The kitchen at Hope is a large, well-planned commercial kitchen. Three double ovens, two 30-quart mixers, one 15-quart mixer, one large steamer, two large steam kettles, two tilt skillets, and one of the largest Robot Coupe food processors that I have ever seen. There are six burners on top of the range, but Jennifer points out, “We don’t ever use them because we never cook anything that small.”
Jennifer is also proud that there is no fryer in her kitchen. “Other places doing this volume are re-heating only or frying. Everything we make is from scratch.”
Maria Garces is the dessert maker on the crew. For tonight, she made the yummy banana pudding cake … or, more accurately, 14 HUGE SHEET-PAN CAKES. A part-time staff member for the past five years, Maria started out as a volunteer looking for a new opportunity. “To be honest, the best part of working in this kitchen is the friendships we have made.”
Barb Suchomel also started out as a volunteer before joining the part-time crew. “My kids were part of the youth program, so I wanted to be involved with the church.” Tonight, she is prepping the dinner rolls. That would be 810 YEAST ROLLS and 400 CORNBREAD MUFFINS. “I do whatever is needed, but my favorite thing to make is the roasted corn dip in that big mixer,” she says, as she points to the row of 30-quart mixers. (Yes! 30 QUARTS of corn dip. Wonder how many tortilla chips that needs?)
Examples of dedication and leading by example abound in this well-tuned machine of a kitchen. Monique’s dad, Pat Patterson, has been the volunteer dishwasher for 15 YEARS. “Nobody wants this job, so I just do it,” he says. Jennifer whispers to me, “He is the sweetest man ever. This is the worst job in the kitchen, and he volunteers to do it every week.” No wonder Monique is dedicated to this kitchen ministry. She has had an exemplary role model.
Once the food is ready, it is then delivered to the buffet area where it is served with love by another team of volunteers.

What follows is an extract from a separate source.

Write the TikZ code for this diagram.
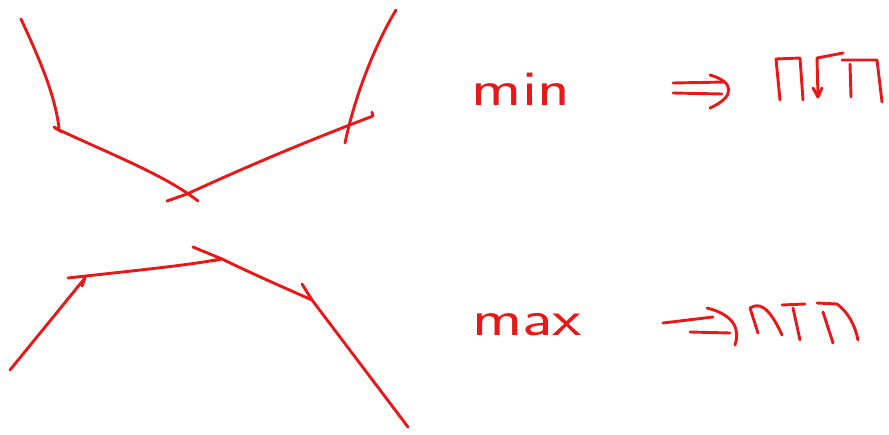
\documentclass[tikz,border=0pt]{standalone}
\usepackage{tikz}
\usetikzlibrary{positioning}
\definecolor{sketchred}{RGB}{232,24,24}

\begin{document}
\begin{tikzpicture}[
  x=1pt, y=-1pt,
  ink/.style={draw=sketchred, line width=2.9pt, line cap=round, line join=round},
  word/.style={text=sketchred, font=\fontsize{50}{52}\selectfont\sffamily, inner sep=0pt, xscale=1.35}
]
\useasboundingbox (0,0) rectangle (889,434);

% upper sketch (minimum)
\draw[ink] (21,19) .. controls (40,60) and (55,95) .. (59,128);
\draw[ink] (54,127) -- (62,132);
\draw[ink] (55,128) .. controls (110,154) and (165,175) .. (198,201);
\draw[ink] (167,201) -- (187,194) .. controls (250,165) and (310,140) .. (373,116) -- (372,112);
\draw[ink] (396,10) .. controls (375,45) and (355,95) .. (345,143);

% lower sketch (maximum)
\draw[ink] (10,370) -- (85,278);
\draw[ink] (85,278) -- (82,286);
\draw[ink] (68,278) -- (86,276) .. controls (140,270) and (190,265) .. (221,259);
\draw[ink] (212,261) -- (221,259);
\draw[ink] (193,247) -- (222,259) .. controls (255,275) and (285,288) .. (312,300) -- (408,427);
\draw[ink] (302,284) -- (312,300);

% labels
\node[word] (min) at (521,89) {min};
\node[word] (max) at (527,325) {max};

% right-hand arrows and signs
\draw[ink] (673,83) -- (725,82);
\draw[ink] (673,93) -- (722,94);
\draw[ink] (710,75) .. controls (735,82) and (735,97) .. (710,108);

\draw[ink] (780,100) -- (776,59) -- (800,58) -- (803,100);
\draw[ink] (818,97) -- (817,58) -- (843,53);
\draw[ink] (813,88) -- (818,97) -- (822,88);
\draw[ink] (842,60) -- (877,60) -- (882,102);
\draw[ink] (850,64) -- (851,97);

\draw[ink] (663,323) -- (713,317);
\draw[ink] (690,332) -- (730,333);
\draw[ink] (707,308) .. controls (735,315) and (740,330) .. (735,345);

\draw[ink] (758,333) -- (750,308) .. controls (758,303) and (768,304) .. (782,335);
\draw[ink] (782,305) -- (805,304);
\draw[ink] (793,308) -- (800,340);
\draw[ink] (817,303) -- (837,304) .. controls (848,312) and (855,325) .. (858,340);
\draw[ink] (823,312) -- (833,343);
\end{tikzpicture}
\end{document}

Elena Mize has been in charge of tossing the salad for 15 YEARS. She tosses every bowl of salad to order so it is fresh, crunchy, and there is no waste. Attired in her custom-made towel apron (a removable hand towel buttons to the front of the apron — seriously genius), she jokes that her salad table is the “psychology corner.” “Friends just hang out here with me as I toss the salads,” she says. But you can tell she truly enjoys being part of this volunteer team. Bob Cook has manned the tea and lemonade station for about 18 YEARS. “Back when we started these dinners, there would be 20 of us in attendance and two pitchers of tea. Now it takes five of us just to manage the station.” For 11 YEARS, Rita Gallagher has been in charge of the dessert table. “I absolutely love it. It’s the best job in the world … desserts are everyone’s favorite.”
In addition to the desserts on Rita’s table, there is also the wildly popular ice cream station, where volunteers serve up to seven or eight 3-gallon containers on a Wednesday night…with, of course, all the toppings.

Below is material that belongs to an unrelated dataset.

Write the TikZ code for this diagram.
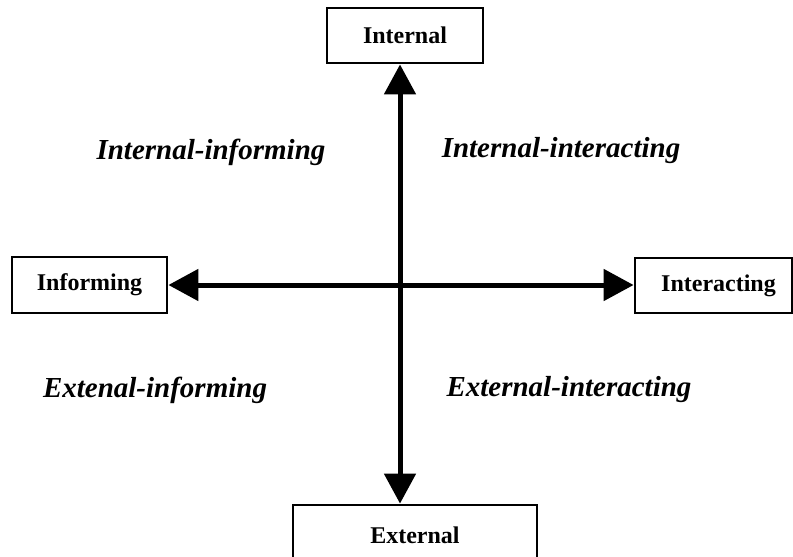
\documentclass[tikz,border=0pt]{standalone}
\usepackage{fontspec}
\setmainfont{Liberation Serif}
\usetikzlibrary{arrows.meta}
\begin{document}
\begin{tikzpicture}[x=1pt,y=-1pt,
  boxnode/.style={draw=black,line width=2.8pt,inner sep=0pt,
    font=\fontsize{24}{28}\selectfont\bfseries},
  quadlabel/.style={inner sep=0pt,font=\fontsize{29}{34}\selectfont\bfseries\itshape},
  axis/.style={line width=5pt,{Triangle[length=30pt,width=31pt]}-{Triangle[length=30pt,width=31pt]}}]
\clip (0,0) rectangle (793,557);
\fill[white] (0,0) rectangle (793,557);
\coordinate (c) at (400,285);
\node[boxnode,minimum width=156pt,minimum height=55pt] (internal) at (405,35.5) {Internal};
\node[boxnode,minimum width=155pt,minimum height=56pt] (informing) at (89.5,285) {Informing};
\node[boxnode,minimum width=157pt,minimum height=55pt,text width=157pt,align=center] (interacting) at (713.5,285.5) {\hspace*{10pt}Interacting};
\node[boxnode,minimum width=244pt,minimum height=60pt] (external) at (415,535) {External};
\draw[axis] (c |- internal.south) -- (c |- external.north);
\draw[axis] (c -| informing.east) -- (c -| interacting.west);
\node[quadlabel] (qa) at (211,152) {Internal-informing};
\node[quadlabel] (qb) at (561,151) {Internal-interacting};
\node[quadlabel] (qc) at (155,390) {Extenal-informing};
\node[quadlabel] (qd) at (569,390) {External-interacting};
\end{tikzpicture}
\end{document}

All this hard work and good food also has a BIG impact. Proceeds from the sales benefit several ministries at Hope, including their global missions programs and their urban mission work right here in Memphis. Hope’s Kitchen Ministry also assists Target House and Ronald McDonald House in Downtown Memphis with meals every month (see story on page 33). And when natural disaster strikes, the Kitchen Ministry steps up to the plate. When Hurricane Katrina hit in 2005, the kitchen served more than 8,000 hot meals to evacuees from the Gulf Coast. When the historic Memphis flooding of 2011 occurred, Hope Kitchen Ministry fed more than 40 families three meals a day for 30 days straight.

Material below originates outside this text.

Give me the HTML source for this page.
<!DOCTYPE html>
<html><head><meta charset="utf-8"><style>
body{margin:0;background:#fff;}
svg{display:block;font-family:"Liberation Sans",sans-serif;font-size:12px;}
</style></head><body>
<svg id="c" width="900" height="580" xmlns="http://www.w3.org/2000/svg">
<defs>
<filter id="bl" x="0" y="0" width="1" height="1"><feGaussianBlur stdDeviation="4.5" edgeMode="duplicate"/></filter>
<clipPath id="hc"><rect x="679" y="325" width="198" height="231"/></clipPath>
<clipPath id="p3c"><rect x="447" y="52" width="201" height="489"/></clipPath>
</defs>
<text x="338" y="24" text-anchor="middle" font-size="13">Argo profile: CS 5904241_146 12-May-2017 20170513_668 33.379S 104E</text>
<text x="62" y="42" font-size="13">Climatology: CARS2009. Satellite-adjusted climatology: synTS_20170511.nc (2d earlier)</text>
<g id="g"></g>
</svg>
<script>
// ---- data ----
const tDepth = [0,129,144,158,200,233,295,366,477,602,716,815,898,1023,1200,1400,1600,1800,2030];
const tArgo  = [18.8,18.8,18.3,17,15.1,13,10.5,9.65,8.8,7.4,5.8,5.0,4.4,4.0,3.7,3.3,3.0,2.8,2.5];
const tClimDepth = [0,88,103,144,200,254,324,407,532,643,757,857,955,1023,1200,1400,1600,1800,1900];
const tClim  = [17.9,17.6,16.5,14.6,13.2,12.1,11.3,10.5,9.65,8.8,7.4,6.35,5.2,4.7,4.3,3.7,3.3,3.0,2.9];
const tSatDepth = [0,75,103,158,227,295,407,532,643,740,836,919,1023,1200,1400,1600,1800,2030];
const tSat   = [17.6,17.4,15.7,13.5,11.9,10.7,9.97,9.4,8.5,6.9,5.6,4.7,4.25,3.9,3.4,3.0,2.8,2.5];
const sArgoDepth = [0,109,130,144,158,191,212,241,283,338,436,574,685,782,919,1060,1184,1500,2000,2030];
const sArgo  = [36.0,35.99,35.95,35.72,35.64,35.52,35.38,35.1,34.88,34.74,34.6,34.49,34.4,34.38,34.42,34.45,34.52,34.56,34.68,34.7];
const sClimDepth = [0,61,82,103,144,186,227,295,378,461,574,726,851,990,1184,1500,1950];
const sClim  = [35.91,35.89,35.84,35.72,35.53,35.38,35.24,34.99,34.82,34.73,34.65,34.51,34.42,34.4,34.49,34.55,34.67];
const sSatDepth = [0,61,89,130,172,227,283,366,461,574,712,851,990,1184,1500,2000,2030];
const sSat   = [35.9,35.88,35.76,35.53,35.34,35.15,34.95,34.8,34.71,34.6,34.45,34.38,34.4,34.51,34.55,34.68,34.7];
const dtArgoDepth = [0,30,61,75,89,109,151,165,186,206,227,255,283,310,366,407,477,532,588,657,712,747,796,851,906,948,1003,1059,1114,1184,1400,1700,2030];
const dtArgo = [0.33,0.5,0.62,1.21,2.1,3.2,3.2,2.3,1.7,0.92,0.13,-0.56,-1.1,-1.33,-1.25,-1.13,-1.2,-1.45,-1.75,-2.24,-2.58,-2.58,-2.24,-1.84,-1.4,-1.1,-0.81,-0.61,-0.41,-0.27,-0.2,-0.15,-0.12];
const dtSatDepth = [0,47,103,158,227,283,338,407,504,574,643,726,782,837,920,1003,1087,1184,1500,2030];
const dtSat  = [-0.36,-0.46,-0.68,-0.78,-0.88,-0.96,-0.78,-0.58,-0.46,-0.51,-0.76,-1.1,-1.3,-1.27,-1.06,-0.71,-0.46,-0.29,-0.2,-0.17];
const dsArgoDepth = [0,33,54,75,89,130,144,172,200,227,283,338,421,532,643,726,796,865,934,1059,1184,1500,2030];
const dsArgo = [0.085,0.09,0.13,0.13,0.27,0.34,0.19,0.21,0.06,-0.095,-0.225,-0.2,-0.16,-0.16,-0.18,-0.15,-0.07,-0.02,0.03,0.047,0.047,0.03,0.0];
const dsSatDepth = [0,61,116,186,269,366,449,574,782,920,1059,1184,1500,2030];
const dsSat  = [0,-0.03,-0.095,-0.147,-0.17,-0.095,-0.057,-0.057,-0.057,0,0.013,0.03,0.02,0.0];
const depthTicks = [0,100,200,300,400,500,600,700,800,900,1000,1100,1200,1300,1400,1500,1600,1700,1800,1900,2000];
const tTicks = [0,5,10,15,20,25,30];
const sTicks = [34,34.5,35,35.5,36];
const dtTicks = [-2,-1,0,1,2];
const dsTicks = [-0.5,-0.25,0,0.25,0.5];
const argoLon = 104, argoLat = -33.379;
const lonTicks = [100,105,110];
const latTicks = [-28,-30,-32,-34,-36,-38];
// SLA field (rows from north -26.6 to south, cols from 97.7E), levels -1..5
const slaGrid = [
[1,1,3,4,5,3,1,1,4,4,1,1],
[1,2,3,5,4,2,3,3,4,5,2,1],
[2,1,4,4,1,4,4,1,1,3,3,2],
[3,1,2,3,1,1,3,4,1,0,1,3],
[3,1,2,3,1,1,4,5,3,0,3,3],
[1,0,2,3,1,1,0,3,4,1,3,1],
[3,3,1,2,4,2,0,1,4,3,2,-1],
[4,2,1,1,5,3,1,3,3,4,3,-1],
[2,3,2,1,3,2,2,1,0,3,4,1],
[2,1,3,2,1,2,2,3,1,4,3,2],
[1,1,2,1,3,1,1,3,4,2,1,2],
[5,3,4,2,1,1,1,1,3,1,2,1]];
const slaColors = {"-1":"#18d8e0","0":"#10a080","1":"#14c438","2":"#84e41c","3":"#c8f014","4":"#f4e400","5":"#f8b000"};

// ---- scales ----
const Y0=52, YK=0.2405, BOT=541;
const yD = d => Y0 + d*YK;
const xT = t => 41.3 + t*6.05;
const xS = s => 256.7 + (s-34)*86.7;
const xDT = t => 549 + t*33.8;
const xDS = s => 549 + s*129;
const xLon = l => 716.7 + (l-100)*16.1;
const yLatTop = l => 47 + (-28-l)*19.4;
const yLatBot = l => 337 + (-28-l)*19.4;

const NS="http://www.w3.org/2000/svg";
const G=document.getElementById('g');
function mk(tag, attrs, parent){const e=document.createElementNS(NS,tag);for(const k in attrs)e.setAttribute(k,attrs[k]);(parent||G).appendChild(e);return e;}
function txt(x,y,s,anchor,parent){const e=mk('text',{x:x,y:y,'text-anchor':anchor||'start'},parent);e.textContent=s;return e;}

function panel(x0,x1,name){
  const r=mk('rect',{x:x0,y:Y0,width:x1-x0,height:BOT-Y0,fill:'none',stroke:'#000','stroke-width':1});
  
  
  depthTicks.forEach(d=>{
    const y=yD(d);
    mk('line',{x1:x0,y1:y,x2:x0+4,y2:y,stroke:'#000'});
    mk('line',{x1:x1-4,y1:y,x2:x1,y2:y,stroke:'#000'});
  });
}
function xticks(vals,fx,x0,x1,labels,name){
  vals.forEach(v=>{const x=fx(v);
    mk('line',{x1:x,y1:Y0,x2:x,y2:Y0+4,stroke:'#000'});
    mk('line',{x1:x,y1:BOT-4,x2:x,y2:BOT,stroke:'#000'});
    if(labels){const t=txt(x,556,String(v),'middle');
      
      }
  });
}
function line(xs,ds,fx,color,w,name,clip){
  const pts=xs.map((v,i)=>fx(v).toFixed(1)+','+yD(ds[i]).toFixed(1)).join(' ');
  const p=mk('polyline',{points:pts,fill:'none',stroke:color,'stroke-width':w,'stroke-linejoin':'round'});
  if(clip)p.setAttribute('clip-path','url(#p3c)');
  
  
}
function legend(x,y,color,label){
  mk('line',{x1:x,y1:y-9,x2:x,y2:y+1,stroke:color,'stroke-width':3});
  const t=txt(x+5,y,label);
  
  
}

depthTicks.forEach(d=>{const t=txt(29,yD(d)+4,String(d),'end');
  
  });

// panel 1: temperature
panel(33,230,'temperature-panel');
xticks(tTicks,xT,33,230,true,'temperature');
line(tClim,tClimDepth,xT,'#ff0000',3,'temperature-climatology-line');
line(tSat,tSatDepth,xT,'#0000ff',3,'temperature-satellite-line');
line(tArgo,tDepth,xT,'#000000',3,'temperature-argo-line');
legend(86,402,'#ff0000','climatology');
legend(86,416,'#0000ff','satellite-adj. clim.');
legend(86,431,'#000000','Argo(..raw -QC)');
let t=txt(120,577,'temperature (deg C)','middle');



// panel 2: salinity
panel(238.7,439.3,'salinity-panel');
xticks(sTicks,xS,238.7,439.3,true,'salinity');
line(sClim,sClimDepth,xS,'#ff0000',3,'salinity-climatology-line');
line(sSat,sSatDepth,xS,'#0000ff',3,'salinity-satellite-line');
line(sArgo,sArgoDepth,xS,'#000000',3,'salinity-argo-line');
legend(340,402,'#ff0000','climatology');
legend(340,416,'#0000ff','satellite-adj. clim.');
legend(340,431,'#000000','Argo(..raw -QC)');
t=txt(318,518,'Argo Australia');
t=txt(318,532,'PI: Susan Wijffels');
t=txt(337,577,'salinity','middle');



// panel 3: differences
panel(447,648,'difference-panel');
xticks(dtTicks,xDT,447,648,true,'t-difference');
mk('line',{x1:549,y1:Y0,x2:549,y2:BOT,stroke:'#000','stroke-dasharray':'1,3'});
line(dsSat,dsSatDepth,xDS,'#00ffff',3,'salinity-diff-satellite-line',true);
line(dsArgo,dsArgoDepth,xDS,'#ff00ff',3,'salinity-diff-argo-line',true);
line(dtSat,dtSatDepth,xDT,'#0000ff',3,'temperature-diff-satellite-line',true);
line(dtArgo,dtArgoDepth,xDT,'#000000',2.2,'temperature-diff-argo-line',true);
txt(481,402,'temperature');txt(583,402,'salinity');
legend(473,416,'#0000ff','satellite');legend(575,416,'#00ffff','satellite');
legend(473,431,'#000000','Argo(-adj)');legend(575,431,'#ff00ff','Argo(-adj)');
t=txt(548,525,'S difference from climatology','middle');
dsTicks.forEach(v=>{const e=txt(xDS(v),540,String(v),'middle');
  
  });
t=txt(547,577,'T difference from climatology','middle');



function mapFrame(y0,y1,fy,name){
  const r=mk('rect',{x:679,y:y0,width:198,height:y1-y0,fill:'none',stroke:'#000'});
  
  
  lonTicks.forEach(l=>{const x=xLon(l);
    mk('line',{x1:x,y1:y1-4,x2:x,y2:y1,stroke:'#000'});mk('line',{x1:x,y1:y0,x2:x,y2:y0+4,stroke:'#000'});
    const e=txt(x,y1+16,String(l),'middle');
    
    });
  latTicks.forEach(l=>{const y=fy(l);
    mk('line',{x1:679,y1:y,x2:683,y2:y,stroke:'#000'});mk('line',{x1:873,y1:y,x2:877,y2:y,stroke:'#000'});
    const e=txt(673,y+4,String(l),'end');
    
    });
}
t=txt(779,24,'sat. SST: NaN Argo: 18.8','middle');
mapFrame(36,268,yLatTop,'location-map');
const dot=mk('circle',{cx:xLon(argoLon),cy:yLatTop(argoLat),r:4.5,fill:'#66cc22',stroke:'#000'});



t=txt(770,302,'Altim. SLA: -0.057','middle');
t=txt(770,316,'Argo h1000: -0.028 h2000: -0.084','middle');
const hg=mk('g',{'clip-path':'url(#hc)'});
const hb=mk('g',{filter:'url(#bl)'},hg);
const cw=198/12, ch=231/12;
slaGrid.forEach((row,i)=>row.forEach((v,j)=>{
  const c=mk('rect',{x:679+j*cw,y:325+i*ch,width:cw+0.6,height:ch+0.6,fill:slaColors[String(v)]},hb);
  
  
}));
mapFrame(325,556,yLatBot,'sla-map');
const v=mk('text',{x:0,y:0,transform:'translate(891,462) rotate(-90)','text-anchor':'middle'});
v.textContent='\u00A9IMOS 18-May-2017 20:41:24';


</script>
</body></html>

But all this cooking boils down to one thing. The BIG force behind all this food and volunteerism is love and family. From Jennifer Young to every volunteer to every guest at the table, the overwhelming sense was that the reason each and every person was there was fellowship and love. Jennifer and her team have accomplished their goal of bringing family to the table.
Hope Presbyterian Church
8500 Walnut Grove Road
DINNER ON DEMAND
Once a quarter, the Kitchen Ministry hosts meal assembly sessions. The Kitchen Ministry staff and volunteers do all the chopping and prep work, and the customers assemble the ingredients they need to make the recipes at home.
Over a two-day period, Dinner on Demand has 12 sessions. Each session has about 200 ATTENDEES, each assembling six to eight MEALS to feed four to six people. That’s about 9,600 MEALS. “Imagine the groceries!” says Shelley Baltz, Dinner on Demand coordinator.
And…here is the BIG number! So far, Dinner on Demand has raised $1.3 million that has been donated to mission work both locally and internationally.
HOPE GIFT SHOPPE
To make serving dinner simple at home all the time, the Kitchen Ministry stocks a freezer of prepared meals at the Hope Gift Shoppe.
At all times, customers can choose from 4 to 5 ENTREES, 12 SOUPS, about 10 DIPS, and scones and rolls. The most popular item is the lasagna. “We make about 150 PANS every two weeks,” says Jennifer Young. Another hot seller is Rotel chicken. “This recipe came from my mom,” chimes in Shelley, “We make about 60 GALLONS every three weeks.”
“And don’t forget the pimento cheese in the refrigerator by the register,” adds Jennifer. “We can’t keep that in stock.”